Visitor's Question from a 21-30 year old Male
So me and my girl have been taking a break, initiated by her, for over a month and a half now. She said it was only supposed to be temporary, and it had nothing to do with me. She said she just had some things she needed to work out. We had been together for over a year. She still calls almost every day, just to talk and tell me what shes up to.

We are home on xmas break, and now that shes away from school she says shes ahvin the time of her life because she doesn't have to deal with the bullshit she had to deal with at school. She has called every night for the past week and a half, and tells me how shes been out ot the bar with all her friends. She tells me that so and so tried to kiss her, or another guy asked her out, or another tried to take her home.

Why is she telling me this? I ask her and she says "I'm just telling you whats goin on." So I say "whata re you out flirtin with all these guys" and she says no, and she doesnt mean to if she is. Whats the deal with this. She tells me she misses me...but why is she telling me these things and how could I go about getting her bacK?




RomanceClass.com Advice
It does sound like she's trying to make you jealous, to tell you that other people are actively interested in her. She probably likes to hear that you still care about her and this is her way of proving to herself that you are still fond of her. Which isn't very nice of her, but people do these things.
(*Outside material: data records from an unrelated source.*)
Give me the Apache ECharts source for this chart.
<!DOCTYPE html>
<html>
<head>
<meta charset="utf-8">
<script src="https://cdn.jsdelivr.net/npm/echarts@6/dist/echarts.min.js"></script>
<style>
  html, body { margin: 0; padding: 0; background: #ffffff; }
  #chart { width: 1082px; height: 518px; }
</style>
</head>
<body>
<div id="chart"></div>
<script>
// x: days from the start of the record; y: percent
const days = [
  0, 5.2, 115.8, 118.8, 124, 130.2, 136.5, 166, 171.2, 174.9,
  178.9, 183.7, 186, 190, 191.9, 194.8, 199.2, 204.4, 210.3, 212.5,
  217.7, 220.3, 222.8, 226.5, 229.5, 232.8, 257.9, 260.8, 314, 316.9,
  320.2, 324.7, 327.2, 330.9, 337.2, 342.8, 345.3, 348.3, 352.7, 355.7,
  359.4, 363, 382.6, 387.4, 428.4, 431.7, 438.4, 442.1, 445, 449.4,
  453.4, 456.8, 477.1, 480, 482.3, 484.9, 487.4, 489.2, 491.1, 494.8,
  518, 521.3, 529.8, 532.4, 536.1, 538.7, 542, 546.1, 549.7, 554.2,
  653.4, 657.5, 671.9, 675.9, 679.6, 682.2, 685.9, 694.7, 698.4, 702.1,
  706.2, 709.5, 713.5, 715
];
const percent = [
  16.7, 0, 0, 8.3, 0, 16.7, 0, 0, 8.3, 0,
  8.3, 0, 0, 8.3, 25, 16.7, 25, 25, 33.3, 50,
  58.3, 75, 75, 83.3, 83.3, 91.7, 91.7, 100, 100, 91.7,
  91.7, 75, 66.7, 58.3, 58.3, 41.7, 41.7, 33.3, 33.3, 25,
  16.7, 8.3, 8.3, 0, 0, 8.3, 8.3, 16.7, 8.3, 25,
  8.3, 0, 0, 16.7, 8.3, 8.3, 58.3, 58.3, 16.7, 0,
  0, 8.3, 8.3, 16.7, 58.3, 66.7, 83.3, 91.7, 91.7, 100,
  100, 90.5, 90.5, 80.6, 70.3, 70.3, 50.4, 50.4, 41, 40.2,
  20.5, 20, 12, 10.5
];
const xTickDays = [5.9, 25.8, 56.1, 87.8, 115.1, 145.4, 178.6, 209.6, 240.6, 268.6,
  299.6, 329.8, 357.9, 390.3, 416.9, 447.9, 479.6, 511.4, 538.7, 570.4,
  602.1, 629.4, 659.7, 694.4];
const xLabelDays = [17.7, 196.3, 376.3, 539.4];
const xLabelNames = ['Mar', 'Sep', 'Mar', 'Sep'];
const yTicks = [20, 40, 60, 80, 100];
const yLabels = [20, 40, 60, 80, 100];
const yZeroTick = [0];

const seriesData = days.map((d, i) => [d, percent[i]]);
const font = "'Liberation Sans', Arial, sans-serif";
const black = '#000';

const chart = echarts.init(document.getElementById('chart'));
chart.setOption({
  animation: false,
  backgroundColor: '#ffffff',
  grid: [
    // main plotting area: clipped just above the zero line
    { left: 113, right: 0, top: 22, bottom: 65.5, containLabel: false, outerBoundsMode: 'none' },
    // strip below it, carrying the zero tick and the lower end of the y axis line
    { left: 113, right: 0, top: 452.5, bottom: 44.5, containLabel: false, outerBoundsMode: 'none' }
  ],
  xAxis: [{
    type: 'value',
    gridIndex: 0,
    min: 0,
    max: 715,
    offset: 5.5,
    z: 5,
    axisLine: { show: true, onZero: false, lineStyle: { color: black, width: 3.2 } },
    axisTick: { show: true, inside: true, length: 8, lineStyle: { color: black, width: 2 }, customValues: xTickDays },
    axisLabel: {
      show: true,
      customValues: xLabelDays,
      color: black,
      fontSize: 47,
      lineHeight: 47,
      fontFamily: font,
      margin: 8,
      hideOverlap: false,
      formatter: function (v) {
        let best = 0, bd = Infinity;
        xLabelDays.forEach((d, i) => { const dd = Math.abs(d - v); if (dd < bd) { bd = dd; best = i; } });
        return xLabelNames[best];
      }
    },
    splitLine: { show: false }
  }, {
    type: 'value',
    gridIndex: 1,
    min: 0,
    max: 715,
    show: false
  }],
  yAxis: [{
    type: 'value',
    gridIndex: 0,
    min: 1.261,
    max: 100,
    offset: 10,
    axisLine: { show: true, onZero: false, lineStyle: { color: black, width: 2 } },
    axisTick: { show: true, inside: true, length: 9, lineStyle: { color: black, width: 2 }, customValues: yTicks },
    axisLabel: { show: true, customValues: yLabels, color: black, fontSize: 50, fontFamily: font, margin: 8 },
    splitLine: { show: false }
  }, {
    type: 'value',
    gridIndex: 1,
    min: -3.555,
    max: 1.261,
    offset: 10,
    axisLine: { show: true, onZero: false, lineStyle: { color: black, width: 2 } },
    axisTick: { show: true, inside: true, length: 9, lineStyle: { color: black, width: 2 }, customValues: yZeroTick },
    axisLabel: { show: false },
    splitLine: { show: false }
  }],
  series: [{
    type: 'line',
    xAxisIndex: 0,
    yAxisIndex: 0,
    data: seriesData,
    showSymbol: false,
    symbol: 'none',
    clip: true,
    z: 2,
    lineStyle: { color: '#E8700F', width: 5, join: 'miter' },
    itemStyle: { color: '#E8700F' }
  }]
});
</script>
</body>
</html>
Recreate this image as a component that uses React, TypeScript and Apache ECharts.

I would get back to her when you're both off break and ask to date again. Dating doesn't necessarily mean that you see each other constantly. People who are married can easily go off to work for 3 months or more and don't call it a "break in their marriage". They're still married, they just are apart for a while. So there's no reason that you guys can't keep dating. If she agrees, then you go from there. If she does NOT agree, it's time to sit down and ask her why. If there's something wrong in the relationship, you need to address it and work on it. You can't just ignore it and hope it fixes itself or goes away on its own.